Video: European Catfish “Hunting” Birds on Shorelines

Some marine mammals have been known to leave their natural ecosystem in pursuit of prey. Killer whales and bottlenose dolphins have been observed voluntarily and momentarily beaching themselves when prey leads them onto a beach. However, this type of action has not been commonly observed in freshwater fish species.

There are some freshwater fish that hunt for food outside of the water, such as the archerfish, which shoots down insects into the water with droplets from their specialized mouths, but it never has to leave the water to do so. Snakehead fish do occasionally leave the water to walk on land, but they are built to do so.

Therefore, the observance of a large-bodied predatory fish leaving their ecosystem to catch prey by French scientists was truly a peculiar sight. In southwestern France, at the bank of the River Tarn where pigeons wash and drink, European catfish, the largest freshwater fish on the continent, lunge at pigeons splashing at the water’s edge much like a crocodile strikes his prey.

View the fish in action in the video below.

httpv://youtu.be/UZwPG_x6QEk

Julien Cucherousse, with the Laboratory of Evolution and Biological Diversity at Paul Sabatier University in Toulouse, and a team of researchers observed this behavior and filmed 54 of the attacks from a bridge overlooking the river in the summer and fall of 2011. The study, titled “Freshwater Killer Whales”: Beaching Behavior of an Alien Fish to Hunt Land Birds was published on December 5, 2012 on PLOS ONE.

Fifteen of the 54 observed attacks were successful, meaning the fish successfully captured the pigeon on land, returned to the river, and swallowed the bird. For most of the attacks, the fish did not exit the water more than necessary.
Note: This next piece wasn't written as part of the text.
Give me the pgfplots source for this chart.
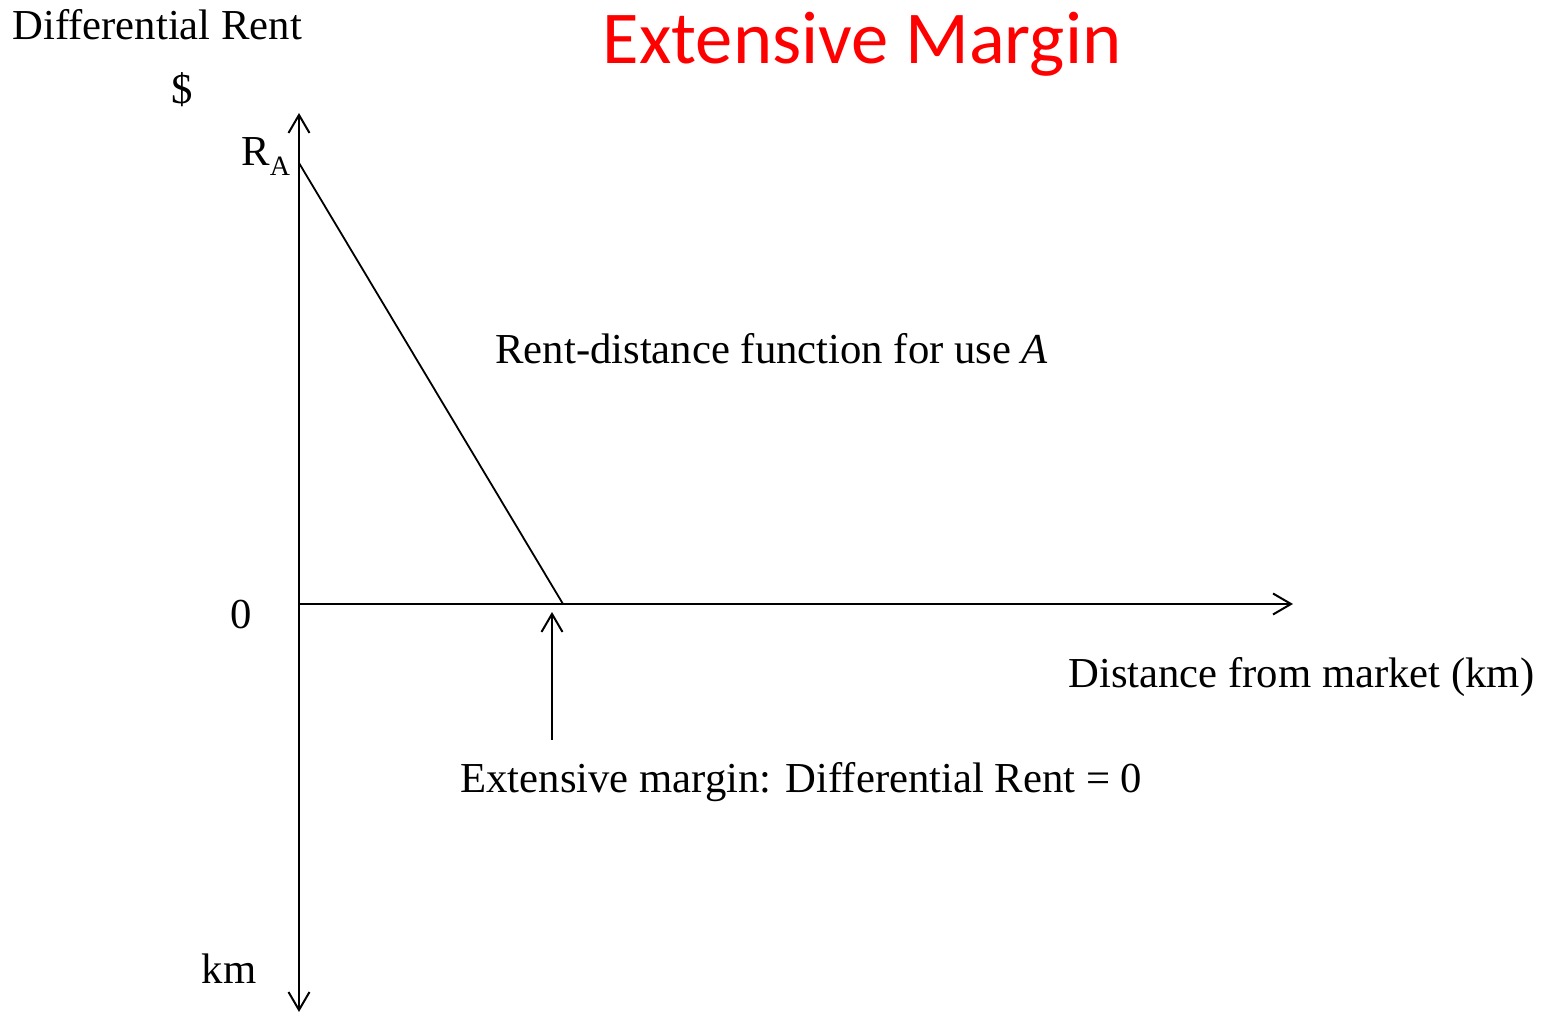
\documentclass[border=0pt]{standalone}
\usepackage{fontspec}
\setmainfont{Liberation Serif}
\newfontfamily\carlito{Carlito}
\usepackage{pgfplots}
\pgfplotsset{compat=1.18}
\usetikzlibrary{arrows.meta}
\definecolor{titlered}{RGB}{255,0,0}
\tikzset{>={Straight Barb[length=9pt,width=10.5pt,line width=1pt]},
  lab/.style={font=\fontsize{21.35}{25}\selectfont, inner sep=0pt}}
\begin{document}
\begin{tikzpicture}[x=1pt,y=1pt]
\begin{axis}[
  scale only axis,
  width=497pt, height=449.5pt,
  xmin=0, xmax=994, ymin=-408, ymax=491,
  axis lines=middle,
  axis line style={line width=1pt, black},
  x axis line style={->},
  y axis line style={<->},
  xtick=\empty, ytick=\empty,
  clip=false,
]
% fix page size to reference proportions
\path (axis cs:-299,604) rectangle (axis cs:1242,-411);
% rent-distance function
\addplot[black, line width=0.9pt] coordinates {(0,441) (264,0)};
% extensive margin arrow
\addplot[black, line width=1pt, ->] coordinates {(253,-136) (253,-8)};
% labels
\node[lab, anchor=base west] at (axis cs:-287,564) {Differential Rent};
\node[lab, anchor=base] at (axis cs:-117,500) {\$};
\node[lab, anchor=base west] at (axis cs:-58,438) {R\raisebox{-5pt}{\fontsize{14}{16}\selectfont A}};
\node[lab, anchor=base] at (axis cs:-58,-25) {0};
\node[lab, anchor=base] at (axis cs:-70,-380) {km};
\node[anchor=base, inner sep=0pt, text=titlered, font=\carlito\fontsize{37.3}{42}\selectfont] at (axis cs:563,540) {Extensive Margin};
\node[lab, anchor=base west] at (axis cs:196,240) {Rent-distance function for use \textit{A}};
\node[lab, anchor=base west] at (axis cs:769,-84) {Distance from market (km)};
\node[lab, anchor=base west] at (axis cs:161,-189) {Extensive margin: Differential Rent = 0};
\end{axis}
\end{tikzpicture}
\end{document}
In approximately 40 percent of all the observations, the catfish had more than half of its body out of the water and in one attack, a complete stranding was observed, but without a successful capture.

The fish who kill birds in this manner are alien species to the area–they originated from east of the Rhine River in Germany, but were introduced in the River Tarn in 1983 and have flourished since.

This behavior has not been reported in the native range of the species, leading scientists to believe that “some individuals in introduced predator populations may adapt their behavior to forage on novel prey in new environments,” according to the study.